Before you contact services like Erase.com or start paying for random removal services, you need to identify the original publisher. If the source is a government portal or a legitimate news outlet, your strategy shifts from "demanding removal" to "requesting a correction or update." Threatening a local newspaper because you don't like an old arrest record is the fastest way to ensure they never, ever take it down. Tone matters.
Step 2: Mapping the Copy Network
Once you’ve addressed (or investigated) the source, you have to map the "copy network." Scrapers and aggregators thrive on automated RSS feeds. One entry on a county site can trigger a chain reaction on a dozen different directory sites.

To find these, you need to go beyond a standard text search:
Google “Results about you”: Use this tool to monitor your personal info. It’s the most direct line to scrubbing contact details from Google (Search) index. Reverse Image Search: This is my secret weapon. Often, the text has been scrubbed or changed to avoid detection, but the image remains hosted on a different server (sometimes on a secondary site like Sendbridge.com or various file-hosting services). Reverse search the image to see where else it’s being hot-linked. Step 3: Choosing the Right Pathway
Not every URL requires the same treatment. In my nine years, I have categorized my approach into four specific pathways:
Remove: Direct communication with the site admin. This is for when you have a legal or ethical basis to ask for a takedown. Update: This is for legitimate news sites. You aren't asking for the story to disappear; you are asking for the record to be updated to show that charges were dropped or the case was dismissed. Policy Report: When a site is clearly violating privacy policies, you go straight to the search engine. Reporting a site for hosting non-consensual imagery or private PII (Personally Identifiable Information) can result in a manual de-indexing. Opt-Out: This is for data brokers. Most of these sites have an "Opt-Out" buried in the footer. Do not email them. Use their forms. Emailing them just confirms your identity and often triggers a refresh of the record. The Danger of "Mystery Updates"
I often hear clients tell me, "We contacted some websites." This is a red flag. If you contact the wrong inbox—or if you hit the "Contact Us" button on an aggregator site—you are often tipping them off. You are essentially telling them, "I am a high-intent user who cares deeply about this data." Sometimes, this makes your profile more valuable to them, and they’ll either refuse to remove it or move it behind a more restrictive paywall.

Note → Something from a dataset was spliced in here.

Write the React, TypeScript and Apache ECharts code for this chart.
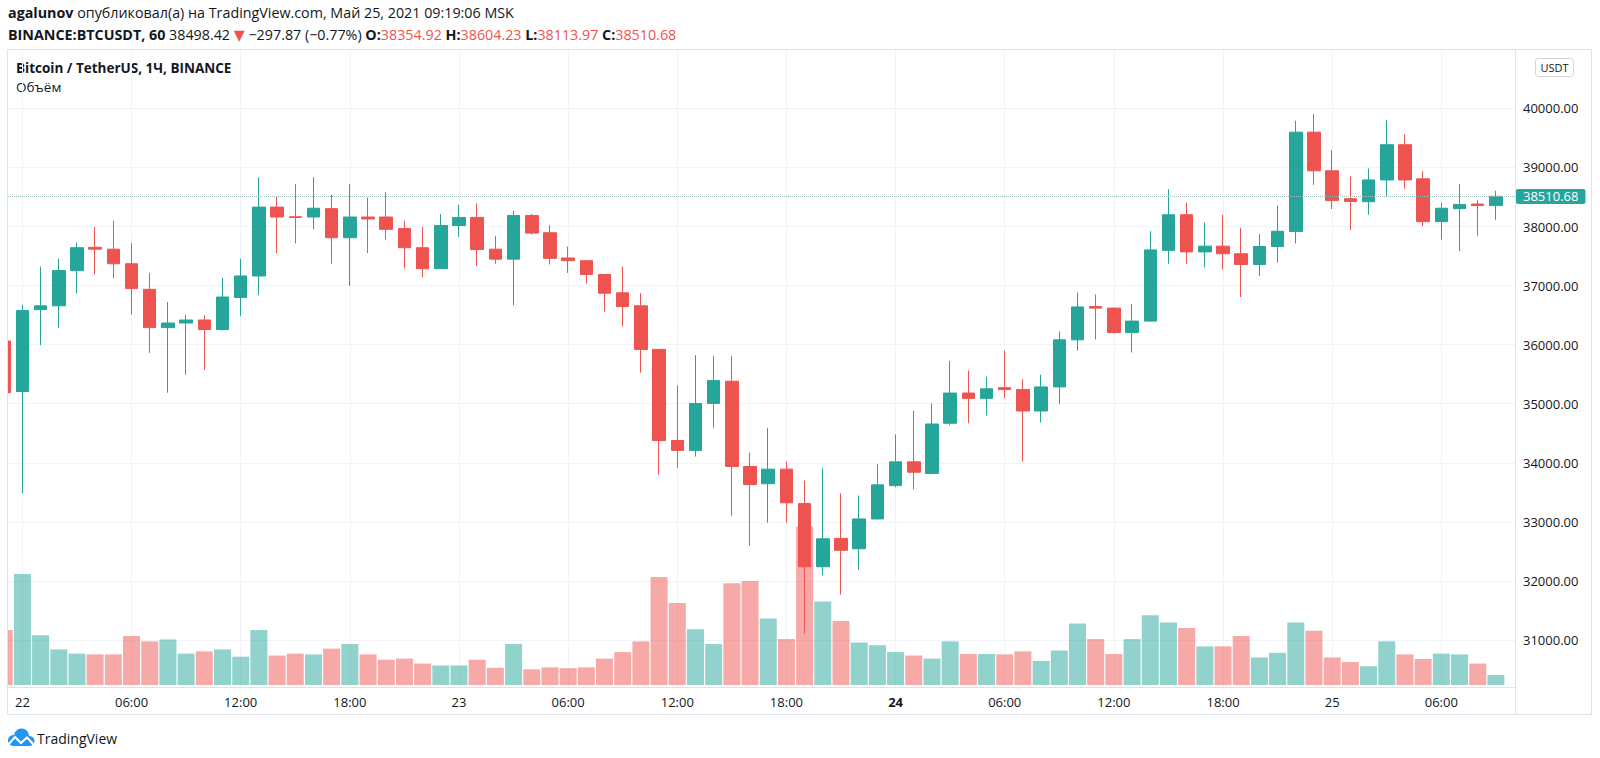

If you don't have a spreadsheet tracking who you contacted, when, and what their response was, you are effectively shouting into the wind. When I manage a project, every outreach is logged. If I don't get a response in five business days, I don't just "try again"; I pivot to the next strategy in my checklist.
Final Thoughts on Cleanliness
Maintaining a clean digital reputation is not a one-time project; it is a maintenance cycle. You clean the inventory, you verify the removals, and then you monitor for "zombie links"—those old URLs that seem to come back from the dead because a scraper found a cached version of the page.

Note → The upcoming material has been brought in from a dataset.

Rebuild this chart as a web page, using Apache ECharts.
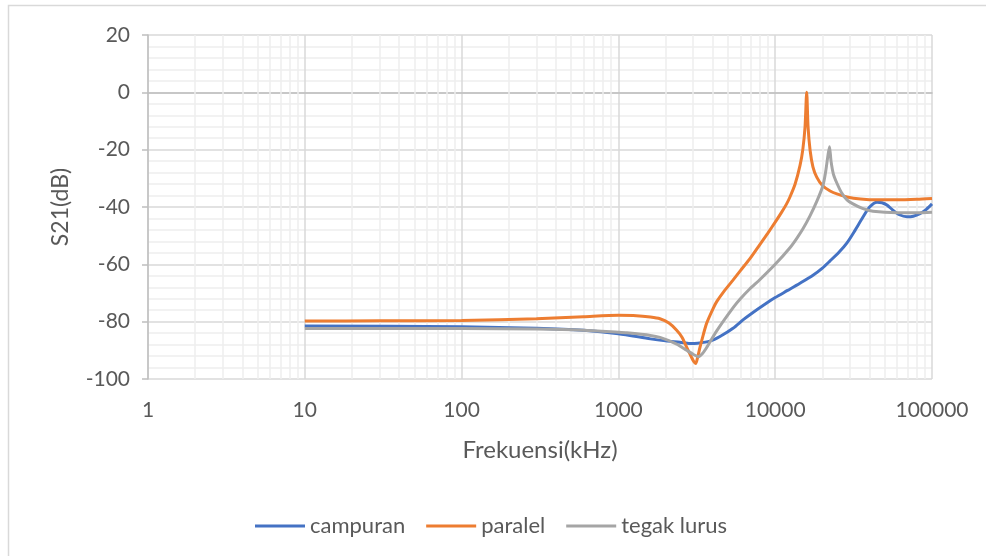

My advice? Start small. Get your primary URL, your image URLs, and your domain list into a single document. Label everything. Keep your dates tight. And for the love of everything, stop emailing random "remove my mugshot" bots. It doesn't work, it creates more work for me, and it certainly won't help you regain control of your online presence.

If you have an exact URL you're concerned about, pull it up. That’s the only place we can start.